The last day we settled on to the idea to travel on the Irrawaddy to see some nearby temples and to enjoy the coolness of the river. The excursion started out a little late as i was exploring the ruins of the old Bagan palace walls, sturdy brick structures and the once flat ground gave way to the water table and resulted in portions of the wall to bend out of place or collapse. The entire western side of the palace fortifications were long ago washed away by the river. The end destination was Kyauk Gu U Min a temple set into the sandstone cliffs along the river and clad in a brick structure.  The journey along the Irrawaddy was pleasant enough, barges with what was possibly illicitly cut teak, the hulks of wooden river barges and the village folk bathing and playing the the churning waters. The water was a muddy brown in color, and felt cool and fresh. The return journey we were treated to the sun setting along the river which had its own nice views, and silhouettes of the stupas along the cliffs as we worked our way back south.
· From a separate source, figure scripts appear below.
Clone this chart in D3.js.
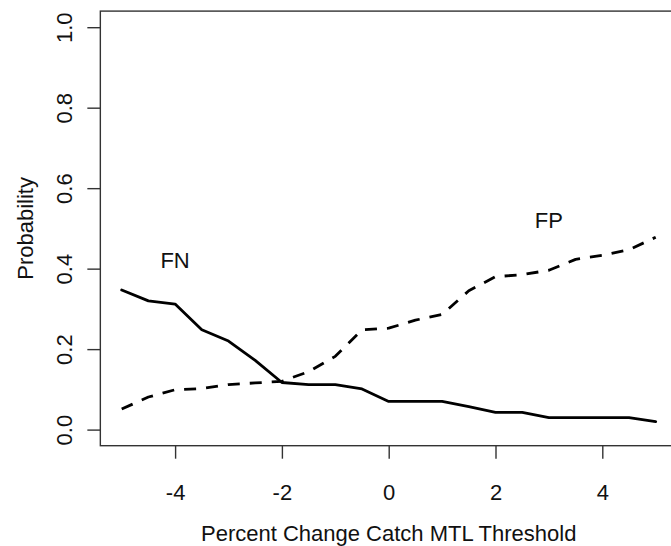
<!DOCTYPE html>
<html>
<head>
<meta charset="utf-8">
<script src="https://cdn.jsdelivr.net/npm/d3@7"></script>
<style>
  body { margin: 0; background: #fff; }
  text { font-family: "Liberation Sans", Arial, sans-serif; fill: #111; }
</style>
</head>
<body>
<svg id="chart"></svg>
<script>
// Values
const thresholds = [-5, -4.5, -4, -3.5, -3, -2.5, -2, -1.5, -1, -0.5, 0, 0.5, 1, 1.5, 2, 2.5, 3, 3.5, 4, 4.5, 5];
const fnProb = [0.347, 0.320, 0.312, 0.248, 0.220, 0.172, 0.117, 0.112, 0.112, 0.101, 0.070,
  0.070, 0.070, 0.057, 0.043, 0.043, 0.030, 0.030, 0.030, 0.030, 0.020];
const fpProb = [0.051, 0.081, 0.099, 0.102, 0.112, 0.116, 0.120, 0.144, 0.182, 0.248, 0.252,
  0.272, 0.286, 0.345, 0.380, 0.385, 0.396, 0.423, 0.433, 0.447, 0.478];
const xTicks = [-4, -2, 0, 2, 4];
const yTicks = [0, 0.2, 0.4, 0.6, 0.8, 1.0];
const seriesLabels = [
  { name: "FN", x: -4, y: 0.42 },
  { name: "FP", x: 3, y: 0.52 }
];

const W = 671, H = 546;
const svg = d3.select("#chart").attr("width", W).attr("height", H);

// R style scales, 4% padding around data range
const x = d3.scaleLinear().domain([-5, 5]).range([121.7, 655.7]);
const y = d3.scaleLinear().domain([0, 1]).range([429.6, 27.2]);

const boxL = x(-5.4), boxR = x(5.4), boxT = y(1.04), boxB = y(-0.04);

// x axis (plain hyphen minus like R)
const xAxis = svg.append("g")
  .attr("transform", `translate(0, ${boxB})`)
  .call(d3.axisBottom(x).tickValues(xTicks).tickFormat(d => String(d))
    .tickSize(13).tickPadding(25.4).tickSizeOuter(0));
xAxis.select(".domain").remove();
xAxis.selectAll(".tick line").attr("stroke", "#333").attr("stroke-width", 1.4);
xAxis.selectAll(".tick text").attr("font-size", 22).attr("font-family", null).attr("fill", null);

// y axis
const yAxis = svg.append("g")
  .attr("transform", `translate(${boxL}, 0)`)
  .call(d3.axisLeft(y).tickValues(yTicks).tickFormat(d3.format(".1f")).tickSize(13).tickSizeOuter(0));
yAxis.select(".domain").remove();
yAxis.selectAll(".tick line").attr("stroke", "#333").attr("stroke-width", 1.4);
yAxis.selectAll(".tick text")
  .attr("font-size", 22).attr("font-family", null).attr("fill", null)
  .attr("transform", "rotate(-90)")
  .attr("text-anchor", "middle")
  .attr("x", 0).attr("y", -28.3).attr("dy", null);

// plot box
svg.append("rect")
  .attr("x", boxL).attr("y", boxT)
  .attr("width", boxR - boxL).attr("height", boxB - boxT)
  .attr("fill", "none").attr("stroke", "#333").attr("stroke-width", 1.4);

// axis titles
svg.append("text")
  .attr("x", (boxL + boxR) / 2).attr("y", 541)
  .attr("text-anchor", "middle").attr("font-size", 22)
  .text("Percent Change Catch MTL Threshold");

svg.append("text")
  .attr("transform", `translate(33, ${(y(0) + y(1)) / 2}) rotate(-90)`)
  .attr("text-anchor", "middle").attr("font-size", 22)
  .text("Probability");

// lines
const line = d3.line()
  .x((d, i) => x(thresholds[i]))
  .y(d => y(d));

svg.append("path")
  .datum(fnProb)
  .attr("d", line)
  .attr("fill", "none").attr("stroke", "#000").attr("stroke-width", 2.8)
  .attr("stroke-linejoin", "round").attr("stroke-linecap", "round");

svg.append("path")
  .datum(fpProb)
  .attr("d", line)
  .attr("fill", "none").attr("stroke", "#000").attr("stroke-width", 2.8)
  .attr("stroke-dasharray", "12 10")
  .attr("stroke-linejoin", "round").attr("stroke-linecap", "butt");

// series labels
svg.selectAll(".lab")
  .data(seriesLabels)
  .enter()
  .append("text")
  .attr("class", "lab")
  .attr("x", d => x(d.x)).attr("y", d => y(d.y))
  .attr("dy", "0.35em")
  .attr("text-anchor", "middle").attr("font-size", 22)
  .text(d => d.name);
</script>
</body>
</html>
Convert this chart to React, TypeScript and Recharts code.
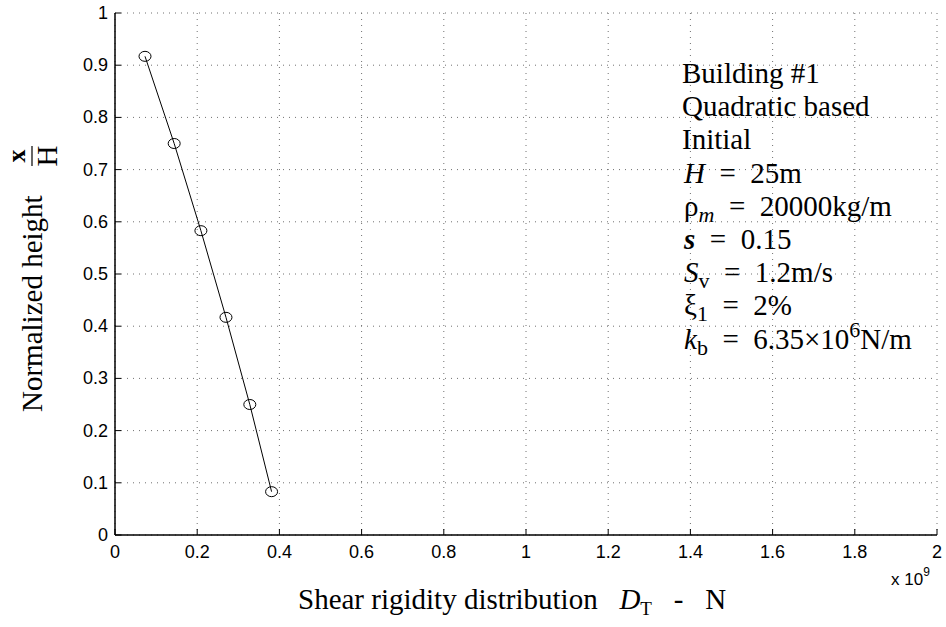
import React from 'react'
import { LineChart, Line, XAxis, YAxis, CartesianGrid } from 'recharts'

// Shear rigidity (x 10^9 N) vs normalized height x/H
const rigidity = [0.073, 0.144, 0.209, 0.27, 0.328, 0.381]
const normHeight = [0.917, 0.75, 0.583, 0.417, 0.25, 0.083]

const xTicks = [0, 0.2, 0.4, 0.6, 0.8, 1, 1.2, 1.4, 1.6, 1.8, 2]
const yTicks = [0, 0.1, 0.2, 0.3, 0.4, 0.5, 0.6, 0.7, 0.8, 0.9, 1]

const data = rigidity.map((r, i) => ({ x: r, y: normHeight[i] }))

const SERIF = '"Liberation Serif", "Times New Roman", serif'
const SANS = '"Liberation Sans", Arial, sans-serif'
const SP = '\u00a0'
const EQ = `${SP}${SP}=${SP}${SP}`

const fmt = (v: number) => String(v)

const BottomTick = (props: any) => {
  const { x, y, payload } = props
  return (
    <g>
      <line x1={x} y1={y} x2={x} y2={y - 6} stroke="#000" />
      <text x={x} y={y + 23} textAnchor="middle" fontFamily={SANS} fontSize={18} fill="#000">
        {fmt(payload.value)}
      </text>
    </g>
  )
}

const LeftTick = (props: any) => {
  const { x, y, payload } = props
  return (
    <g>
      <line x1={x} y1={y} x2={x + 6} y2={y} stroke="#000" />
      <text x={x - 7} y={y + 6} textAnchor="end" fontFamily={SANS} fontSize={18} fill="#000">
        {fmt(payload.value)}
      </text>
    </g>
  )
}

const TopTick = (props: any) => {
  const { x, y } = props
  return <line x1={x} y1={y} x2={x} y2={y + 6} stroke="#000" />
}

const RightTick = (props: any) => {
  const { x, y } = props
  return <line x1={x} y1={y} x2={x - 6} y2={y} stroke="#000" />
}

const CircleDot = (props: any) => {
  const { cx, cy, index } = props
  return <ellipse key={index} cx={cx} cy={cy} rx={6} ry={5} fill="none" stroke="#000" strokeWidth={1} />
}

const lineY = (i: number) => 83 + 33.2 * i

export default function App() {
  return (
    <div style={{ position: 'absolute', left: 0, top: 0, width: 946, height: 627, background: '#fff' }}>
      <LineChart width={946} height={627} data={data} margin={{ top: 13, right: 9, left: 0, bottom: 0 }}>
        <CartesianGrid stroke="#707070" strokeDasharray="1 5" />
        <XAxis
          type="number"
          dataKey="x"
          domain={[0, 2]}
          ticks={xTicks}
          interval={0}
          height={92}
          tickSize={0}
          tickMargin={0}
          tickLine={false}
          axisLine={{ stroke: '#000', strokeWidth: 1.5 }}
          tick={<BottomTick />}
        />
        <XAxis
          xAxisId="top"
          orientation="top"
          type="number"
          dataKey="x"
          domain={[0, 2]}
          ticks={xTicks}
          interval={0}
          height={0}
          tickSize={0}
          tickMargin={0}
          tickLine={false}
          axisLine={{ stroke: '#000', strokeWidth: 1.5 }}
          tick={<TopTick />}
        />
        <YAxis
          type="number"
          domain={[0, 1]}
          ticks={yTicks}
          interval={0}
          width={115}
          tickSize={0}
          tickMargin={0}
          tickLine={false}
          axisLine={{ stroke: '#000', strokeWidth: 1.5 }}
          tick={<LeftTick />}
        />
        <YAxis
          yAxisId="right"
          orientation="right"
          type="number"
          domain={[0, 1]}
          ticks={yTicks}
          interval={0}
          width={0}
          tickSize={0}
          tickMargin={0}
          tickLine={false}
          axisLine={{ stroke: '#000', strokeWidth: 1.5 }}
          tick={<RightTick />}
        />
        <Line
          dataKey="y"
          stroke="#000"
          strokeWidth={1}
          dot={<CircleDot />}
          isAnimationActive={false}
        />
      </LineChart>

      <svg
        width={946}
        height={627}
        style={{ position: 'absolute', left: 0, top: 0, pointerEvents: 'none' }}
      >
        {/* y axis label */}
        <g transform="rotate(-90)" fontFamily={SERIF} fill="#000">
          <text x={-412} y={42} fontSize={29}>Normalized height</text>
          <text x={-156} y={25} fontSize={26} textAnchor="middle" fontWeight="bold">x</text>
          <line x1={-166} y1={32} x2={-146} y2={32} stroke="#000" strokeWidth={1.2} />
          <text x={-156} y={57} fontSize={29} textAnchor="middle">H</text>
        </g>

        {/* x axis label */}
        <text x={298} y={609} fontFamily={SERIF} fontSize={29} fill="#000">
          {`Shear rigidity distribution${SP}${SP}${SP}`}
          <tspan fontStyle="italic">D</tspan>
          <tspan fontSize={19} dy={6}>T</tspan>
          <tspan dy={-6}>{`${SP}${SP}${SP}-${SP}${SP}${SP}N`}</tspan>
        </text>

        {/* exponent */}
        <text x={891} y={585} fontFamily={SANS} fontSize={17} fill="#000">
          x 10<tspan fontSize={12} dy={-9}>9</tspan>
        </text>

        {/* annotation */}
        <g fontFamily={SERIF} fontSize={29} fill="#000">
          <text x={682} y={lineY(0)}>Building #1</text>
          <text x={682} y={lineY(1)}>Quadratic based</text>
          <text x={682} y={lineY(2)}>Initial</text>
          <text x={684} y={lineY(3)}>
            <tspan fontStyle="italic">H</tspan>{`${EQ}25m`}
          </text>
          <text x={684} y={lineY(4)}>
            {'ρ'}<tspan fontStyle="italic" fontSize={22} dy={6}>m</tspan>
            <tspan dy={-6}>{`${EQ}20000kg/m`}</tspan>
          </text>
          <text x={684} y={lineY(5)}>
            <tspan fontStyle="italic" fontWeight="bold">s</tspan>{`${EQ}0.15`}
          </text>
          <text x={684} y={lineY(6)}>
            <tspan fontStyle="italic">S</tspan>
            <tspan fontSize={22} dy={6}>v</tspan>
            <tspan dy={-6}>{`${EQ}1.2m/s`}</tspan>
          </text>
          <text x={684} y={lineY(7)}>
            {'ξ'}<tspan fontSize={22} dy={6}>1</tspan>
            <tspan dy={-6}>{`${EQ}2%`}</tspan>
          </text>
          <text x={684} y={lineY(8)}>
            <tspan fontStyle="italic">k</tspan>
            <tspan fontSize={22} dy={6}>b</tspan>
            <tspan dy={-6}>{`${EQ}6.35×10`}</tspan>
            <tspan fontSize={22} dy={-12}>6</tspan>
            <tspan dy={12}>N/m</tspan>
          </text>
        </g>
      </svg>
    </div>
  )
}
Kyauk Gu U Min is laid out facing north and was built around a massive stone Buddha set into the face of the cliff and covered by the stone. passageways were built behind the statue including some cloistered areas which work there way back along the eastern side of the temple before opening to stairs leading to the upper terraces. The ruins aren’t as impressive as the others in the Bagan plain, but worth the visit to change the scene. Our guide was generous enough to let us hold some relics placed in the sanctum of the base of the image. The detail on the images was exquisite and well executed. the piece was made from the clay of the Irrawaddy and had some weight to it.

I know I will be back, there was so much to see in Bagan, and even in three days, there was no way but to only scratch the surface.